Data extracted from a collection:
- - -
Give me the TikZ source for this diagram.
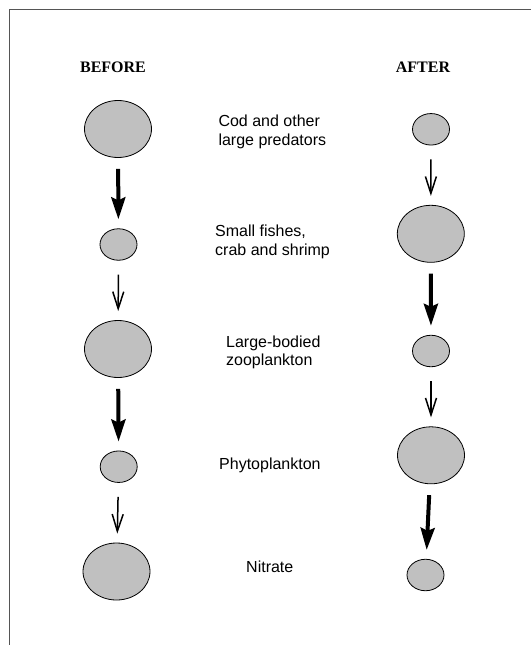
\documentclass[tikz,border=0pt]{standalone}
\usepackage{fontspec}
\setmainfont{Liberation Serif}
\setsansfont{Liberation Sans}
\usetikzlibrary{shapes.geometric,arrows.meta}
\definecolor{ellfill}{RGB}{192,192,192}
\definecolor{framecol}{RGB}{85,85,85}
\begin{document}
\begin{tikzpicture}[x=1pt,y=-1pt,
  ell/.style={ellipse,draw=black,line width=0.8pt,fill=ellfill,inner sep=0pt},
  big/.style={ell,minimum width=67pt,minimum height=57pt},
  small/.style={ell,minimum width=37pt,minimum height=31.5pt},
  strong/.style={-{Stealth[length=22pt,width=14pt,inset=3pt]},line width=4pt,shorten <=11pt,shorten >=9pt},
  weak/.style={-{Straight Barb[length=17pt,width=11pt]},line width=1.5pt,shorten <=14pt,shorten >=9pt},
  head/.style={font=\fontsize{16}{18}\selectfont\bfseries,inner sep=0pt,anchor=base},
  lab/.style={font=\sffamily\fontsize{16}{18.5}\selectfont,align=left,inner sep=0pt,anchor=base west}]
\useasboundingbox (0,0) rectangle (531,645);
\draw[framecol,line width=1pt] (9,645) -- (9,9) -- (531,9);

\node[head] (before) at (113,72.7) {BEFORE};
\node[head] (after) at (423,72.7) {AFTER};

\node[big]   (b1) at (118,129) {};
\node[small] (b2) at (118.5,244.5) {};
\node[big]   (b3) at (118,349) {};
\node[small] (b4) at (118.7,466.7) {};
\node[big]   (b5) at (116.5,571.5) {};

\node[small] (a1) at (431,129.3) {};
\node[big]   (a2) at (430.8,233.8) {};
\node[small] (a3) at (431,351) {};
\node[big]   (a4) at (431,455.3) {};
\node[small] (a5) at (425.5,575) {};

\draw[strong] (b1) -- (b2);
\draw[weak]   (b2) -- (b3);
\draw[strong] (b3) -- (b4);
\draw[weak]   (b4) -- (b5);

\draw[weak]   (a1) -- (a2);
\draw[strong] (a2) -- (a3);
\draw[weak]   (a3) -- (a4);
\draw[strong] (a4) -- (a5);

\node[lab] (l1) at (218.3,145.2) {Cod and other\\large predators};
\node[lab] (l2) at (215,255.2) {Small fishes,\\crab and shrimp};
\node[lab] (l3) at (226,365.8) {Large-bodied\\zooplankton};
\node[lab] (l4) at (219,469) {Phytoplankton};
\node[lab] (l5) at (246,572.3) {Nitrate};
\end{tikzpicture}
\end{document}
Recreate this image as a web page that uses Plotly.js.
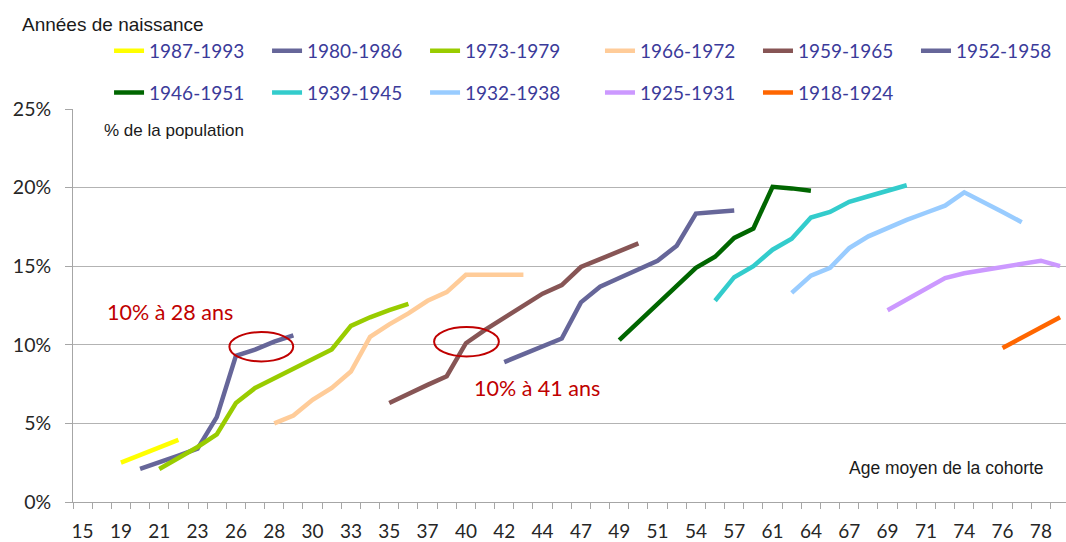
<!DOCTYPE html>
<html><head><meta charset="utf-8">
<script src="https://cdn.plot.ly/plotly-3.0.1.min.js"></script>
<style>html,body{margin:0;padding:0;background:#fff}#chart{width:1066px;height:542px}</style>
</head><body><div id="chart"></div><script>
// ---- data ----
const nCategories = 52;                 // survey points on the category axis
const tickLabels = ['15','19','21','23','26','28','30','33','35','37','40','42','44','47','49','51','54','57','61','64','67','69','71','74','76','78']; // shown on every 2nd category
const cohorts = ['1987-1993','1980-1986','1973-1979','1966-1972','1959-1965','1952-1958','1946-1951','1939-1945','1932-1938','1925-1931','1918-1924'];
const firstCategory = [2, 3, 4, 10, 16, 22, 28, 33, 37, 42, 48];
const v1987_1993 = [2.5, 3.0, 3.5, 3.95];
const v1980_1986 = [2.1, 2.5, 2.95, 3.4, 5.4, 9.3, 9.7, 10.2, 10.6];
const v1973_1979 = [2.1, 2.8, 3.5, 4.3, 6.3, 7.25, 7.85, 8.45, 9.05, 9.7, 11.2, 11.75, 12.2, 12.6];
const v1966_1972 = [5.0, 5.5, 6.5, 7.25, 8.3, 10.5, 11.3, 12.0, 12.8, 13.35, 14.45, 14.45, 14.45, 14.45];
const v1959_1965 = [6.3, 6.9, 7.45, 8.0, 10.1, 10.95, 11.7, 12.5, 13.25, 13.8, 14.95, 15.45, 15.95, 16.45];
const v1952_1958 = [8.9, 9.4, 9.9, 10.4, 12.7, 13.7, 14.25, 14.8, 15.35, 16.3, 18.35, 18.45, 18.55];
const v1946_1951 = [10.3, 11.45, 12.6, 13.7, 14.9, 15.6, 16.8, 17.4, 20.05, 19.95, 19.8];
const v1939_1945 = [12.8, 14.3, 15.0, 16.05, 16.75, 18.1, 18.45, 19.1, 19.45, 19.8, 20.15];
const v1932_1938 = [13.3, 14.4, 14.9, 16.15, 16.9, 17.45, 17.95, 18.4, 18.85, 19.7, 19.1, 18.45, 17.8];
const v1925_1931 = [12.2, 12.9, 13.6, 14.25, 14.55, 14.75, 14.95, 15.15, 15.35, 15.0];
const v1918_1924 = [9.8, 10.45, 11.1, 11.75];
const values = [v1987_1993, v1980_1986, v1973_1979, v1966_1972, v1959_1965, v1952_1958, v1946_1951, v1939_1945, v1932_1938, v1925_1931, v1918_1924];

// ---- style ----
const colors = ['#ffff00','#666699','#99cc00','#ffcc99','#875555','#666699','#006600','#33cccc','#99ccff','#cc99ff','#ff6600'];
const legendOf = ['legend','legend','legend','legend3','legend3','legend3','legend2','legend2','legend2','legend4','legend4'];
const TXT = 'Lato, "Open Sans", sans-serif';
const ARIAL = '"Liberation Sans", Arial, sans-serif';

const traces = cohorts.map((name, i) => ({
  type: 'scatter', mode: 'lines', name: name,
  x: values[i].map((_, j) => firstCategory[i] + j),
  y: values[i],
  line: {color: colors[i], width: 4.5},
  legend: legendOf[i],
  hovertemplate: name + ': %{y:.1f}%<extra></extra>'
}));

const tickVals = tickLabels.map((_, k) => 2 * k);
const legendCommon = {
  orientation: 'h', xanchor: 'left', yanchor: 'middle',
  entrywidth: 113, entrywidthmode: 'pixels',
  font: {family: TXT, size: 19, color: '#3b3b9a'},
  bgcolor: 'rgba(0,0,0,0)', borderwidth: 0, traceorder: 'normal'
};

const layout = {
  width: 1066, height: 542,
  margin: {l: 73, r: 0, t: 109, b: 40, autoexpand: false},
  paper_bgcolor: '#fff', plot_bgcolor: '#fff',
  showlegend: true,
  legend:  Object.assign({x: 0.0363, y: 1.148}, legendCommon),
  legend3: Object.assign({x: 0.5307, y: 1.148}, legendCommon),
  legend2: Object.assign({x: 0.0363, y: 1.0415}, legendCommon),
  legend4: Object.assign({x: 0.5307, y: 1.0415}, legendCommon),
  xaxis: {
    range: [-0.5, 51.31], showgrid: false, zeroline: false,
    showline: true, linecolor: '#a6a6a6', linewidth: 1,
    tickmode: 'array', tickvals: tickVals, ticktext: tickLabels,
    ticks: '', ticklabelstandoff: 12,
    tickfont: {family: TXT, size: 19, color: '#262626'},
    minor: {tickmode: 'linear', tick0: -0.5, dtick: 1, ticks: 'outside', ticklen: 6, tickcolor: '#a6a6a6', showgrid: false}
  },
  yaxis: {
    range: [0, 25], tickmode: 'linear', tick0: 0, dtick: 5, ticksuffix: '%',
    showgrid: true, gridcolor: '#b3b3b3', gridwidth: 1, zeroline: false,
    showline: true, linecolor: '#a6a6a6', linewidth: 1,
    ticks: 'outside', ticklen: 7, tickcolor: '#a6a6a6', ticklabelstandoff: 10,
    tickfont: {family: TXT, size: 19.5, color: '#262626'}
  },
  annotations: [
    {text: 'Années de naissance', xref: 'paper', yref: 'paper', x: -0.0531, y: 1.214, xanchor: 'left', yanchor: 'middle', showarrow: false, font: {family: ARIAL, size: 19, color: '#1a1a1a'}},
    {text: '% de la population', xref: 'paper', yref: 'paper', x: 0.0297, y: 0.945, xanchor: 'left', yanchor: 'middle', showarrow: false, font: {family: ARIAL, size: 17, color: '#1a1a1a'}},
    {text: 'Age moyen de la cohorte', xref: 'paper', yref: 'paper', x: 0.98, y: 0.0873, xanchor: 'right', yanchor: 'middle', showarrow: false, font: {family: ARIAL, size: 17.5, color: '#1a1a1a'}},
    {text: '10% à 28 ans', xref: 'paper', yref: 'paper', x: 0.0979, y: 0.4842, xanchor: 'center', yanchor: 'middle', showarrow: false, font: {family: TXT, size: 21.5, color: '#c00000'}},
    {text: '10% à 41 ans', xref: 'paper', yref: 'paper', x: 0.4674, y: 0.2908, xanchor: 'center', yanchor: 'middle', showarrow: false, font: {family: TXT, size: 21.5, color: '#c00000'}}
  ],
  shapes: [
    {type: 'circle', xref: 'x', yref: 'y', x0: 7.66, x1: 10.99, y0: 8.94, y1: 10.81, line: {color: '#c00000', width: 2}, fillcolor: 'rgba(0,0,0,0)'},
    {type: 'circle', xref: 'x', yref: 'y', x0: 18.34, x1: 21.72, y0: 9.26, y1: 11.13, line: {color: '#c00000', width: 2}, fillcolor: 'rgba(0,0,0,0)'}
  ]
};

Plotly.newPlot('chart', traces, layout, {displayModeBar: false, responsive: false});
</script></body></html>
- - -
TASK PROMPT:
Everything from the first line to the line with "(a5) at (425.5,575)" must be repeated exactly, and nothing else. Leave the pictures out.

WORKED SOLUTION:
Give me the TikZ source for this diagram.
\documentclass[tikz,border=0pt]{standalone}
\usepackage{fontspec}
\setmainfont{Liberation Serif}
\setsansfont{Liberation Sans}
\usetikzlibrary{shapes.geometric,arrows.meta}
\definecolor{ellfill}{RGB}{192,192,192}
\definecolor{framecol}{RGB}{85,85,85}
\begin{document}
\begin{tikzpicture}[x=1pt,y=-1pt,
  ell/.style={ellipse,draw=black,line width=0.8pt,fill=ellfill,inner sep=0pt},
  big/.style={ell,minimum width=67pt,minimum height=57pt},
  small/.style={ell,minimum width=37pt,minimum height=31.5pt},
  strong/.style={-{Stealth[length=22pt,width=14pt,inset=3pt]},line width=4pt,shorten <=11pt,shorten >=9pt},
  weak/.style={-{Straight Barb[length=17pt,width=11pt]},line width=1.5pt,shorten <=14pt,shorten >=9pt},
  head/.style={font=\fontsize{16}{18}\selectfont\bfseries,inner sep=0pt,anchor=base},
  lab/.style={font=\sffamily\fontsize{16}{18.5}\selectfont,align=left,inner sep=0pt,anchor=base west}]
\useasboundingbox (0,0) rectangle (531,645);
\draw[framecol,line width=1pt] (9,645) -- (9,9) -- (531,9);

\node[head] (before) at (113,72.7) {BEFORE};
\node[head] (after) at (423,72.7) {AFTER};

\node[big]   (b1) at (118,129) {};
\node[small] (b2) at (118.5,244.5) {};
\node[big]   (b3) at (118,349) {};
\node[small] (b4) at (118.7,466.7) {};
\node[big]   (b5) at (116.5,571.5) {};

\node[small] (a1) at (431,129.3) {};
\node[big]   (a2) at (430.8,233.8) {};
\node[small] (a3) at (431,351) {};
\node[big]   (a4) at (431,455.3) {};
\node[small] (a5) at (425.5,575) {};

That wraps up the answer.